AARP Cheat Sheet: Thursday, November 18

Joe Paterno Carried Off the Field

( Joe Paterno, head coach of Penn State University, is carried off the field following his 400th career victory. Via.)
Panel approves controversial - and expensive - prostate cancer drug Provenge, which may lead to its being covered by Medicare shortly: "Provenge has long been the center of controversy. The FDA delayed its approval in 2007. The rejection triggered outrage among patients, advocates and investors in Dendreon, the Seattle company that developed the drug. The campaign to win Provenge's approval included anonymous death threats, accusations of conflicts of interest, protests, congressional lobbying and vitriolic Internet postings."
" I [often] say, 'Fifty is the new 50.' Fifty isn't the new 30. We are redefining what 50 is, and that comes with the aspiration and belief that 'I'm not done yet. I want to take advantage of my life. I want to move forward.'" - AARP EVP Emilio Pardo, talking about boomers and mistakes marketers make.
More ageism among doctors? Mark Lachs says yes - and the system is the problem: " Medicine has become more and more hurried. We now have what I call 'the incredible shrinking office visit.' As a gerontologist as well as an internist, I see a lot of patients who have gotten a sort of drive-by treatment, and it's not right. Patients should feel that their doctor is leaving no stone unturned, that complaints are being fairly adjudicated, and that someone is really thinking about their issues. No ailment should ever be written off as an 'old age' ailment. Treating patients based on their age means you can miss very significant, treatable situations."
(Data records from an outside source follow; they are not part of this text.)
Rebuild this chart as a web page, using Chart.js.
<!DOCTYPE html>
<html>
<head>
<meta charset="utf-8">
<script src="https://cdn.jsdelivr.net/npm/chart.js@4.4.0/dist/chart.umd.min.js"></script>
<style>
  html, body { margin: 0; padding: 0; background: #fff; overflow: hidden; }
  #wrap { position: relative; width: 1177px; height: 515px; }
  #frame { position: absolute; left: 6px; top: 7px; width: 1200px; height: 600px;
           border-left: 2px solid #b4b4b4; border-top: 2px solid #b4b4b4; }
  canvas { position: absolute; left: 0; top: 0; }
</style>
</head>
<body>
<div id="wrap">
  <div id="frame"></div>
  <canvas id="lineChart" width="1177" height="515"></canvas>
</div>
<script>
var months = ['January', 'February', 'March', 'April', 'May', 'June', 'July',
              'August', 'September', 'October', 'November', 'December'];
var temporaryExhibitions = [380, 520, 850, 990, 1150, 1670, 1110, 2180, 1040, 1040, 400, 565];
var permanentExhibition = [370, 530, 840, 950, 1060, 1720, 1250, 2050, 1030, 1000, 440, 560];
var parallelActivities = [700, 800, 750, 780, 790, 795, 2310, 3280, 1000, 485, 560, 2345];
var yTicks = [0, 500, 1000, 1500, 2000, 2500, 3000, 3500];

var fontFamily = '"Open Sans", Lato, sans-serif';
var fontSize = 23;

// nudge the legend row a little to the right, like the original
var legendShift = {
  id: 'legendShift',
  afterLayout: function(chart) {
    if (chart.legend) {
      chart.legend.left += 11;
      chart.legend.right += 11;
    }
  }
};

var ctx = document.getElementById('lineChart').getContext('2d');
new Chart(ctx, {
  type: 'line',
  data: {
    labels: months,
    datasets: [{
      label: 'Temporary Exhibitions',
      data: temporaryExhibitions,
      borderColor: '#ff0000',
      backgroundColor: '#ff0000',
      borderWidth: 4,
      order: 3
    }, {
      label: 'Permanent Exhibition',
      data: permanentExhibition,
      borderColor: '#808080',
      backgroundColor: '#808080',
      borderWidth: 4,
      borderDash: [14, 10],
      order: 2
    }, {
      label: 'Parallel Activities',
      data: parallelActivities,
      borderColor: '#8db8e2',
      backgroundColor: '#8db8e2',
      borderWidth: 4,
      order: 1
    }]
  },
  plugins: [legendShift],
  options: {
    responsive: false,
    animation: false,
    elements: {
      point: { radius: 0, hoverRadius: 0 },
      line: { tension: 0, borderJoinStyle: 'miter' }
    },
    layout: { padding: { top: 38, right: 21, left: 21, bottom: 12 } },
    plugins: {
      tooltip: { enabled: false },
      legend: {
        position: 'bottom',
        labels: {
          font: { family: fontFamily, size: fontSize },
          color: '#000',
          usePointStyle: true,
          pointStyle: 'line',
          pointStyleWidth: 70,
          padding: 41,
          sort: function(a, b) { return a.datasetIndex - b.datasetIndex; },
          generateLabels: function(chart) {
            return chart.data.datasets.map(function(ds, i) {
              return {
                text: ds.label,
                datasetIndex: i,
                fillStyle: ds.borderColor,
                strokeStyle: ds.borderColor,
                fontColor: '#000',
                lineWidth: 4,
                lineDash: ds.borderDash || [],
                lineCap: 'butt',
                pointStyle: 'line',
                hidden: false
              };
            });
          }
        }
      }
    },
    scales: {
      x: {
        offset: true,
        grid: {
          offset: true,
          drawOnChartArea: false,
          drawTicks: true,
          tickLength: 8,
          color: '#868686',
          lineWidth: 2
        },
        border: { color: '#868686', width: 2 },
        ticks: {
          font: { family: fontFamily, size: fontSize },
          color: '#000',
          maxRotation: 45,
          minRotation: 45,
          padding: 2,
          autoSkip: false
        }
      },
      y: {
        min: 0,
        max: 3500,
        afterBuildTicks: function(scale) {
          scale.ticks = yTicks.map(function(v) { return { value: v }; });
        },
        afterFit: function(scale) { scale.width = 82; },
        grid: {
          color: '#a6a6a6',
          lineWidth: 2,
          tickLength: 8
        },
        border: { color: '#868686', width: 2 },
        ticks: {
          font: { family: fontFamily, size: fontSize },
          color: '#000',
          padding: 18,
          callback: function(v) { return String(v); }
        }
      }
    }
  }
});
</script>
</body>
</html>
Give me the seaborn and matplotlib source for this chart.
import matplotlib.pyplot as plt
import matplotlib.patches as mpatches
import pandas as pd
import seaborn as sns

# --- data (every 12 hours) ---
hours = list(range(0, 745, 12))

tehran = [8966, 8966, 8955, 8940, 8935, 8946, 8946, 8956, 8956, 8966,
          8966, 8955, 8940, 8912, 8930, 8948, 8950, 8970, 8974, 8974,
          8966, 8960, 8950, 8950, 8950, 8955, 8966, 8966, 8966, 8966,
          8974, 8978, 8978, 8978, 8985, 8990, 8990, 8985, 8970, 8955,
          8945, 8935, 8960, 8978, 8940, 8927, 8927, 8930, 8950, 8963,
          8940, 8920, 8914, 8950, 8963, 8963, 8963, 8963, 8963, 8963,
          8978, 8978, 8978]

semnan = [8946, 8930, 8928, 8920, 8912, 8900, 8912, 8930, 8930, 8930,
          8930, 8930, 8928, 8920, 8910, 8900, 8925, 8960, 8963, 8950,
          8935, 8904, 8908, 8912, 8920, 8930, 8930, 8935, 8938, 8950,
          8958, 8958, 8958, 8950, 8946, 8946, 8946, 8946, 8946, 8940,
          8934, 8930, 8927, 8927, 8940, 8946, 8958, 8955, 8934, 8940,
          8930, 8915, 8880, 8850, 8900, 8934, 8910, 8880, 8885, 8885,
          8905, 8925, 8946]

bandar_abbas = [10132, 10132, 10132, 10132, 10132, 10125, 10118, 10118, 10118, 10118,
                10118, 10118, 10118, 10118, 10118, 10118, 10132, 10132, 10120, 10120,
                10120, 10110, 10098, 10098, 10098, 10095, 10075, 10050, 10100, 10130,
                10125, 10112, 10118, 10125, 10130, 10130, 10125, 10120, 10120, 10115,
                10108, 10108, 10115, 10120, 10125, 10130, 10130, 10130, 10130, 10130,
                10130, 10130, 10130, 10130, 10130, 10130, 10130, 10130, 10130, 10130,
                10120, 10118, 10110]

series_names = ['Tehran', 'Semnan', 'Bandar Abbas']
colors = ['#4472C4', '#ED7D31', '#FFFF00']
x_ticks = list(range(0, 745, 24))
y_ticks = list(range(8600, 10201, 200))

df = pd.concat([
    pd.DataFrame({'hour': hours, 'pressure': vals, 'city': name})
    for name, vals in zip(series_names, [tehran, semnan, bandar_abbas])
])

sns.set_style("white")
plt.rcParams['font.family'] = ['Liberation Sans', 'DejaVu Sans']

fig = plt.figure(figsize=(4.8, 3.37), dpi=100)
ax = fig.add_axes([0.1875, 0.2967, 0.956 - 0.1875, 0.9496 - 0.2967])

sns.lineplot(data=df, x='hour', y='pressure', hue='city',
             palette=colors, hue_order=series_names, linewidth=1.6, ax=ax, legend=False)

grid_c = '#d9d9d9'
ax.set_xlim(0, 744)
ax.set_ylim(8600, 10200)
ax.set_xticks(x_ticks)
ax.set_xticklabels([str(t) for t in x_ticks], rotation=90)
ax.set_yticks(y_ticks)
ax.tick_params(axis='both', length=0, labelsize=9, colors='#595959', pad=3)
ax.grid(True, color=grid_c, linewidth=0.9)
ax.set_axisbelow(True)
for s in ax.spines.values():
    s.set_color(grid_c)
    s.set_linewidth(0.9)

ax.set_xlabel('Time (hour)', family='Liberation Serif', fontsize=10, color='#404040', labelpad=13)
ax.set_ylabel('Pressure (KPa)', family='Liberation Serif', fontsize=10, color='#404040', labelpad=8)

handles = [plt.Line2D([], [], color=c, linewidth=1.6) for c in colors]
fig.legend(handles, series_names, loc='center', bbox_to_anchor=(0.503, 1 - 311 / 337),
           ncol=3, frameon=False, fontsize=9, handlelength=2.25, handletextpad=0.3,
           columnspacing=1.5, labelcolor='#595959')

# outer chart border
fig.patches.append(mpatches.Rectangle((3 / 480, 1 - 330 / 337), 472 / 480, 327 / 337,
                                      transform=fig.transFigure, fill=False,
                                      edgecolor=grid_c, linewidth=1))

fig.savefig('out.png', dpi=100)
"The temptation as you grow older, I think, is to take a few more shortcuts, let a few more things go, rest a little more on what you've already accomplished. But I don't think any of that is happening with Joe Paterno. Yes, he cuts some things out of his schedule. Yes, he has to deal with some of the physical tolls of age. Yes, he will sometimes ask for questions to be repeated and sometimes think reporters mumble. But the rest of it, the important stuff -- he seems as energetic about football, as focused on winning, as curious about the questions as ever before. And the team still responds. No, he's not going anywhere." Joe Posnanski.